Blog Post from Pearl Bautista

It is almost universal to feel compassion whenever we hear of remarkable stories about people who persevered and did everything to change the course of their lives no matter how difficult. Whatever background we come from – nationality, race, belief, or faith – we feel touched, moved, and at times in awe of how some people can have so much persistence despite having the odds stacked against them.

Try watching this video from igivetolife.com https://m.youtube.com/watch?v=XwWyFNPUAXo
which features some of the most heart-wrenching life stories of Real Life Foundation scholars. Their struggles will help you understand what I mean.

Such scenarios are particularly special to me as I, for one, had a taste of how it was to struggle with the thought of not being able to go to school the next day due to financial issues. Coming from a big family, I have witnessed how my parents worked so hard to try to make ends meet just so they could send me and my four other siblings to school all at the same time. Like the students in the video, our hope to make things better on the financial side lied on getting an education.

Looking back, I can’t imagine what kind of life we would be facing had we not pursued our studies. Apart from my parents’ love and dedication, my only indication of hope that things will be better was the fact that I was still able to go to school everyday and together as a family we are overcoming our situation. It was this experience that made me not hesitate to help those who are struggling with the same situation as I was.

This brings me to four years ago when myself and a bunch of very good friends were given the opportunity to sponsor a student via Real Life Foundation. We started a yearly fundraiser for Melody – our adopted scholar. For three years, we were organizing dance sessions we entitled “I Wanna Dance for Zumbady”, where we sold tickets and donated the proceeds to the scholarship fund for Melody. Year after year, we would be totally awed by people’s generosity to give to the fund. Not to mention, participants had fun dancing and of course meeting new people.

Last year, apart from Zumba, we partnered with Dee Capulan of Souldeelight to provide Calligiving sessions or calligraphy workshops for a cause. It was certainly deelightful (pun intended) to witness a new group of people get involved in this benefit, and at the same time, see them enjoy this wonderful art of hand lettering taught by the ever passionate Dee. And if you must know, it was our best year yet in terms of total funds raised.

This 2016, we are excited to put together two Calligiving sessions to raise funds for the fourth and final year of Melody. It’s weird, but we feel like parents extremely looking forward to sending a daughter to her last year in the university.
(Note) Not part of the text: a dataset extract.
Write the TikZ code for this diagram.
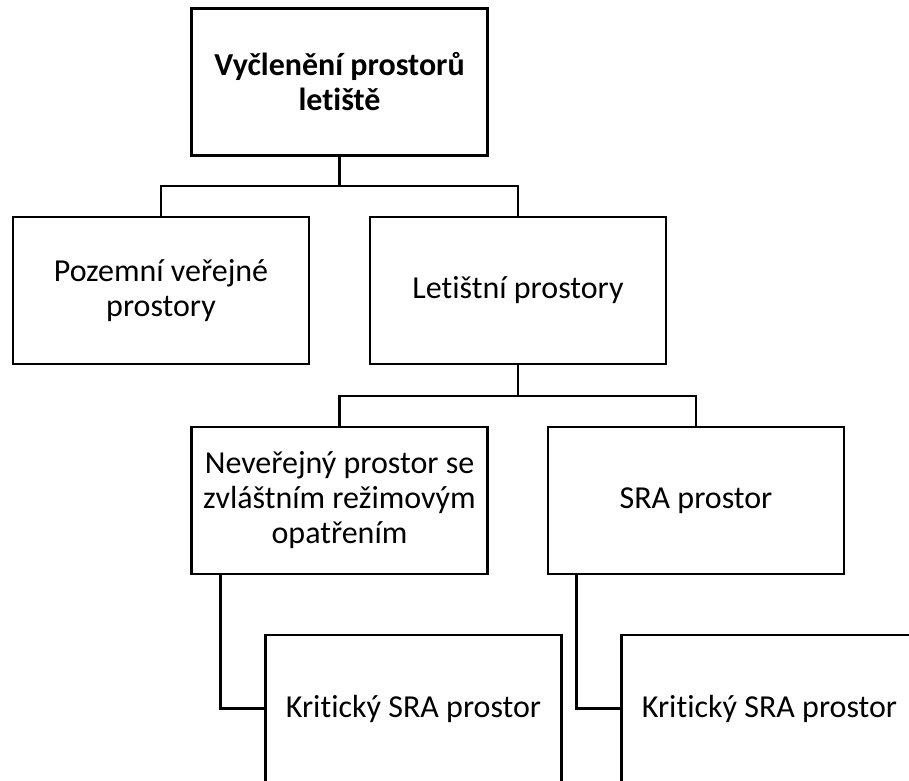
\documentclass[tikz,border=0pt]{standalone}
\usepackage{fontspec}
\setmainfont{Carlito}[Ligatures={NoCommon,NoContextual}]
\begin{document}
\begin{tikzpicture}[x=1pt,y=-1pt,
  box/.style={draw=black, line width=2.8pt, rectangle, align=center,
    minimum width=296pt, minimum height=147pt, inner sep=0pt,
    font=\fontsize{32}{35}\selectfont},
  link/.style={draw=black, line width=2.8pt, line join=miter}]
  % page frame
  \useasboundingbox (0,0) rectangle (909,780);
  \clip (0,0) rectangle (909,780);
  \fill[white] (0,0) rectangle (909,780);

  % boxes
  \node[box] (top)    at (339.5,82)    {\bfseries Vyčlenění prostorů\\\bfseries letiště};
  \node[box] (pub)    at (161,290.5)   {Pozemní veřejné\\prostory};
  \node[box] (air)    at (518,290.5)   {Letištní prostory};
  \node[box] (nonpub) at (339.5,500.5) {Neveřejný prostor se\\zvláštním režimovým\\opatřením};
  \node[box] (sra)    at (696,500.5)   {SRA prostor};
  \node[box] (crit1)  at (413.5,708.5) {Kritický SRA prostor};
  \node[box] (crit2)  at (769.5,708.5) {Kritický SRA prostor};

  % branch points
  \coordinate (bus1) at (339.5,186);
  \coordinate (bus2) at (518,396);

  % connectors
  \draw[link] (top.south) -- (bus1);
  \draw[link] (pub.north) |- (bus1) -| (air.north);
  \draw[link] (air.south) -- (bus2);
  \draw[link] (nonpub.north) |- (bus2) -| (sra.north);
  \draw[link] ([xshift=30pt]nonpub.south west) |- (crit1.west);
  \draw[link] ([xshift=30pt]sra.south west) |- (crit2.west);
\end{tikzpicture}
\end{document}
We couldn’t help but feel amazed at how her once impossible dream of getting a university degree is now becoming a reality.

With this, I humbly invite you to experience the joy of doing something not for yourself but to make someone else’s life better. Your giving is more than sending the scholars to school, or providing them with lunch money; it is an act of love and of shedding hope so that they may face a brighter tomorrow.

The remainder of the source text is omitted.